Distance Learning should be able to provide more different learning styles. It is expensive and time-consuming to create some really interesting materials but lots of great course content is being made available for free. Now, an instructor can choose what to include without having to create it. The other problem is students' ability to view and use some of these courses because they require new computers with high-speed internet access. Everything is moving forward to making Distance Learning a really great learning environment for all students with all learning styles.
Every week the Assignments include a number of parts. In an online course it is important to include several activities to help you learn the subject material. Here is how it works.

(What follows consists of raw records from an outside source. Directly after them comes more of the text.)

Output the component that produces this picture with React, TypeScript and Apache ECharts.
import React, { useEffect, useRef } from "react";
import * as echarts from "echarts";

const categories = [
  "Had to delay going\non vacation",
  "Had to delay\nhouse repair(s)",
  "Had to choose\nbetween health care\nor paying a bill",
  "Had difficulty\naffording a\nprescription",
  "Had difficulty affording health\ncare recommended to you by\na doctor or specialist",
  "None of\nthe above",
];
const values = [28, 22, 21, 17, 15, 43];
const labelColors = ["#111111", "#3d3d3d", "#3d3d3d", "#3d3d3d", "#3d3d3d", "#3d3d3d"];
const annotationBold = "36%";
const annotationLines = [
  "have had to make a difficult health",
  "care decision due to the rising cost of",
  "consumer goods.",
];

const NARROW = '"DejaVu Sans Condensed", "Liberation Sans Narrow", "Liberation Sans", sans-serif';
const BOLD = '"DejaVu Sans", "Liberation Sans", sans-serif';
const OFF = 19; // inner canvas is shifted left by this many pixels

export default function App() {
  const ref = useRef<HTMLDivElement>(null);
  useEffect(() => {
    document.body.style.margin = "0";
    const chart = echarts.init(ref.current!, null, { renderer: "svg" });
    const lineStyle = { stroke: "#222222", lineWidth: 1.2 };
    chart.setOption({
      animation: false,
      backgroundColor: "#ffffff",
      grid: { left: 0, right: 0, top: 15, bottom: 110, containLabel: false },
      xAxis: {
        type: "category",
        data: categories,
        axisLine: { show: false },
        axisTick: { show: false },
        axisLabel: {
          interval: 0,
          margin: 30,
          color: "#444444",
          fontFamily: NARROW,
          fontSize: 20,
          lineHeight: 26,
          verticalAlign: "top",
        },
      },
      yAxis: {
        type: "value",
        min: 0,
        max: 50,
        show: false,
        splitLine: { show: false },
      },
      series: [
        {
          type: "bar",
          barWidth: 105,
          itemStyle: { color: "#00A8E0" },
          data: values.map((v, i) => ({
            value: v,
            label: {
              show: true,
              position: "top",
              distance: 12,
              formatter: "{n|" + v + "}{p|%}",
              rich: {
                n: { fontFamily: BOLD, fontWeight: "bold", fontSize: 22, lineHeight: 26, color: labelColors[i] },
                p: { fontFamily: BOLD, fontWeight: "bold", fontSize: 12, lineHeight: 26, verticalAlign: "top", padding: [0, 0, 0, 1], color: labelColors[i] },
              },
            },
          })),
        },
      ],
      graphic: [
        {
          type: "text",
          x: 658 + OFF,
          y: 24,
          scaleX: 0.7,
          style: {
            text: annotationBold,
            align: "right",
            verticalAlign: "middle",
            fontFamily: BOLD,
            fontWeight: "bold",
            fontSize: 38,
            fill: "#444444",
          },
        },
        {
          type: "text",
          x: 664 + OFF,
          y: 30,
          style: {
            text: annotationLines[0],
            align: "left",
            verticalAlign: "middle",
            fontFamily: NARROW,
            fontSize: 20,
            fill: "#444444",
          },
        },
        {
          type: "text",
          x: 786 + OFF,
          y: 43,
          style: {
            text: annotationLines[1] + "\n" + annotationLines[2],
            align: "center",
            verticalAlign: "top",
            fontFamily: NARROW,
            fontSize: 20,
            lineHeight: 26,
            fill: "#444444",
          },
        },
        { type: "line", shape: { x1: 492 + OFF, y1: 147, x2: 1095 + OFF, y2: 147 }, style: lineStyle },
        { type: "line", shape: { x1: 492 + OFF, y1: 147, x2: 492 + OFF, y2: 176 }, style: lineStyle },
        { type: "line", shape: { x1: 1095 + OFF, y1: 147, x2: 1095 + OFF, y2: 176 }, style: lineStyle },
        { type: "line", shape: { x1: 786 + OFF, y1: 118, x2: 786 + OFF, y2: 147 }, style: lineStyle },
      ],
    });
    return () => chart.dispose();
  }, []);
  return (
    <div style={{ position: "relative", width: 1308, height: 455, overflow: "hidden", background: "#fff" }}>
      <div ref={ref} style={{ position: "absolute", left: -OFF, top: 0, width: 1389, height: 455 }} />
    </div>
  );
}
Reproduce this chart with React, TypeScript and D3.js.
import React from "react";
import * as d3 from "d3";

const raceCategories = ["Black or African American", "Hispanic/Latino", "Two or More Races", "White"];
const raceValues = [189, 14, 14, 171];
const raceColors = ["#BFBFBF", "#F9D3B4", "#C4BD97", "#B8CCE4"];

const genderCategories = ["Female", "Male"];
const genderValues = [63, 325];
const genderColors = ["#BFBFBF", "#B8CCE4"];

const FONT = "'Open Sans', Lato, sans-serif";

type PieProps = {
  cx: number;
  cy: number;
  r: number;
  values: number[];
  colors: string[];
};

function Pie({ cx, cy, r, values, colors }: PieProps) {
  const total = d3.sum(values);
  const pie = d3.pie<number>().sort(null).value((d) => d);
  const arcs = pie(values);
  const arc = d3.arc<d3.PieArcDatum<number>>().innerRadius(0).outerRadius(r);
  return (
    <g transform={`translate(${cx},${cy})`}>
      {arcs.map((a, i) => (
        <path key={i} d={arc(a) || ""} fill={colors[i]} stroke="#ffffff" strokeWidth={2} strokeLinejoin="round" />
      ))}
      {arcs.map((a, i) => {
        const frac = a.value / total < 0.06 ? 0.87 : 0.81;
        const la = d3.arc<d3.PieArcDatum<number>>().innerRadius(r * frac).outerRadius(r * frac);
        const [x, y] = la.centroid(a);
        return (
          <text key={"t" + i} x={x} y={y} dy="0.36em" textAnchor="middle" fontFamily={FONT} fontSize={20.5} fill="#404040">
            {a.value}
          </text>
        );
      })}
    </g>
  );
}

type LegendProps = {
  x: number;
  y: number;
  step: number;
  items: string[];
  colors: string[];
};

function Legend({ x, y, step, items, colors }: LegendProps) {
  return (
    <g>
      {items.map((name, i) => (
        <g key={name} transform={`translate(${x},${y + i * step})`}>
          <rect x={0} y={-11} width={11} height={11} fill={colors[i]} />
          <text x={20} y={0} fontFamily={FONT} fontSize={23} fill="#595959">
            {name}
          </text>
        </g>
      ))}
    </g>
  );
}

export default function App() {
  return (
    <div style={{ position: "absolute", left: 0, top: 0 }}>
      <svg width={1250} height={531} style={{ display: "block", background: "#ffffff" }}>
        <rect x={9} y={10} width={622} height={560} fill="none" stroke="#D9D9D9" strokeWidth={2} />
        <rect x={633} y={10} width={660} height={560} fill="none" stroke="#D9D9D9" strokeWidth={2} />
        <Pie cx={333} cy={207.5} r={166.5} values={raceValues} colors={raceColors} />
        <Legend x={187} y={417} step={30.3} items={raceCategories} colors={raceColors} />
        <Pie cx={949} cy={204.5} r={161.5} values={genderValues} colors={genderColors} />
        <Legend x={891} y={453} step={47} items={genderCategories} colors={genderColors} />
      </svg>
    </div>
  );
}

- Activation - Read the notes for a high-level overview of the lesson topic. Think about what you already know about the subject. Read the textbook chapter for the lesson using the study notes to guide your reading.
- Application - Based on your reading, complete the writing assignments and the quizzes that require you to analyze the information presented in the reading and come up with your own observations and explanations for the questions asked in the assignments. Participate in the discussions - small group and/or whole class to share your ideas, read what others in the class think, ask questions and reply. Through assignments and discussions, you are actively using your knowledge, discovering new information and connecting what you already know and think about the lesson topic.
- Demonstration - Expand your understanding of the topic through research. Search for web sites that have relevance to the topic, select ones that interest you and connect to the lesson topic, understand the material well enough to describe the site and its connection to the topic and its impact on society.
- Integration - Guided by prompt questions, review what you have read and learned and provide critical analysis of the topic or the learning experience.
Any surprises here? Is this information new? Is it helpful to have this explained? Or is this way too much information?